Thursday, December 21, 2006

The Father of the Turkmen

There are several voices in the blogosphere who rave and rant, quite appropriately, at the centralisation and bureaucracy in Britain caused by Messrs Blair and Brown's infatuation with the nanny state. Spare a thought though, for the people of Turkmenistan, who have endured a far worse leader for the past 21 years (facts and quotes from here and here):

Saparmurat Niyazov, the hardline president of Turkmenistan, died from a heart attack early today, bringing the curtain down on one of the world's most eccentric personality cults.

Niyazov, 66, had turned his former Soviet central Asian desert state into an object of international ridicule through a series of bizarre decrees that left Turkmens living in an isolated world where fact and fantasy were blurred.

How so?
During a 21-year rule he turned his country into a hymn of praise to himself: kindergartens, towns, factories and a month of the year (January) were named Turkmenbashi.

He has also renamed April - and bread - after his late mother.

He erected a revolving gold statue of himself in the capital Ashgabat and giant billboards of the leader hung all over the country.

Interesting. "Chris, February, March, Mum, May, June..." Actually that's got a nice ring to it. But surely no ego could cope with this?

He often feigned embarrassment at the adulation. "I'm personally against seeing my pictures and statues in the streets - but it's what the people want," he once said.

Indubitably.
But the pressure to worship the leader was relentless. Children in the gas-rich state were forced to learn his book of poetry, the Ruhnama, at school, and a copy of the book was sent into space for good measure.

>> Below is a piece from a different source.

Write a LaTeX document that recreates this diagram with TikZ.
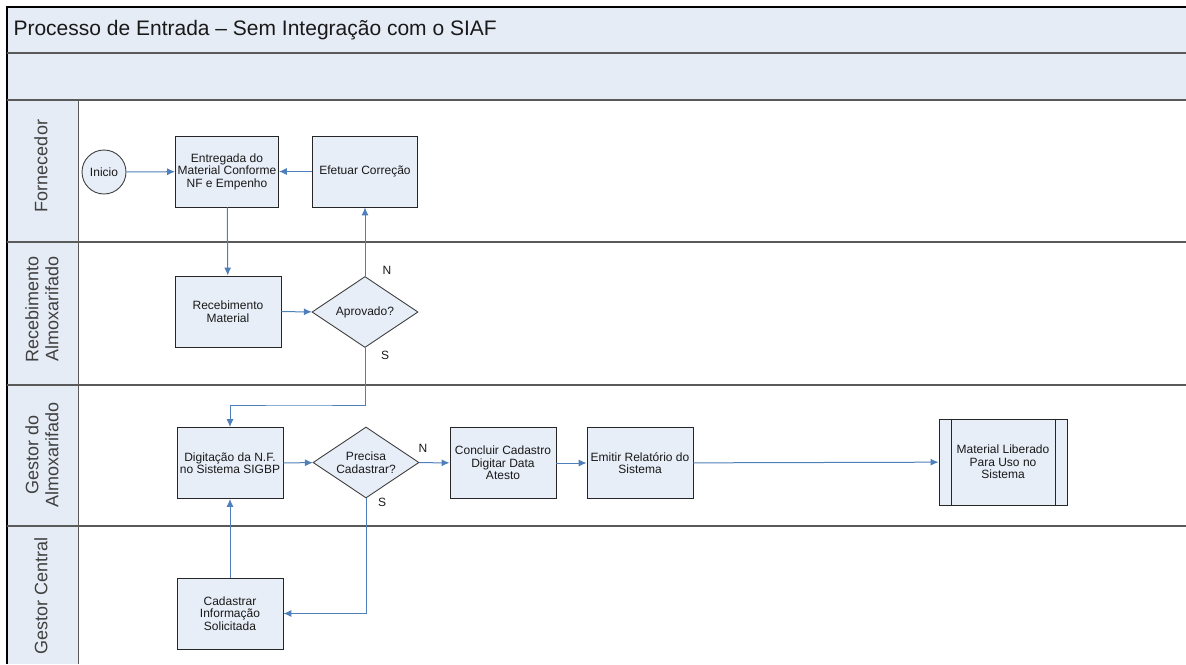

The book is required reading in schools, where children must pledge allegiance to him every morning.

Pledge allegiance every morning? What kind of ridiculous brainwashing is that? No free country could tolerate such thing, surely. Oh, right.

Did he have any good ideas?

Niyazov outlawed ballet and opera and banned men from listening to car radios; he also banned the use of recorded music at weddings and other public events. When he gave up smoking after major heart surgery in 1997, all his ministers had to follow suit, and he banned smoking in public places.

I'd probably vote for all of those measures, but they're perhaps a bit draconian. Any chance of a cheap ideological comparison with Ross Perot?
Young men were banned from having beards or wearing long hair.

What about old men? Are they allowed beards? I guess we'll never know.

Anyway, it sounds like the world is better off again for the departure of another old despot. Let's hope the people of Turkmenistan can elect themselves a better leader very soon and enjoy a 2007 full of opera, car radios, beards, gold teeth and months with traditional names.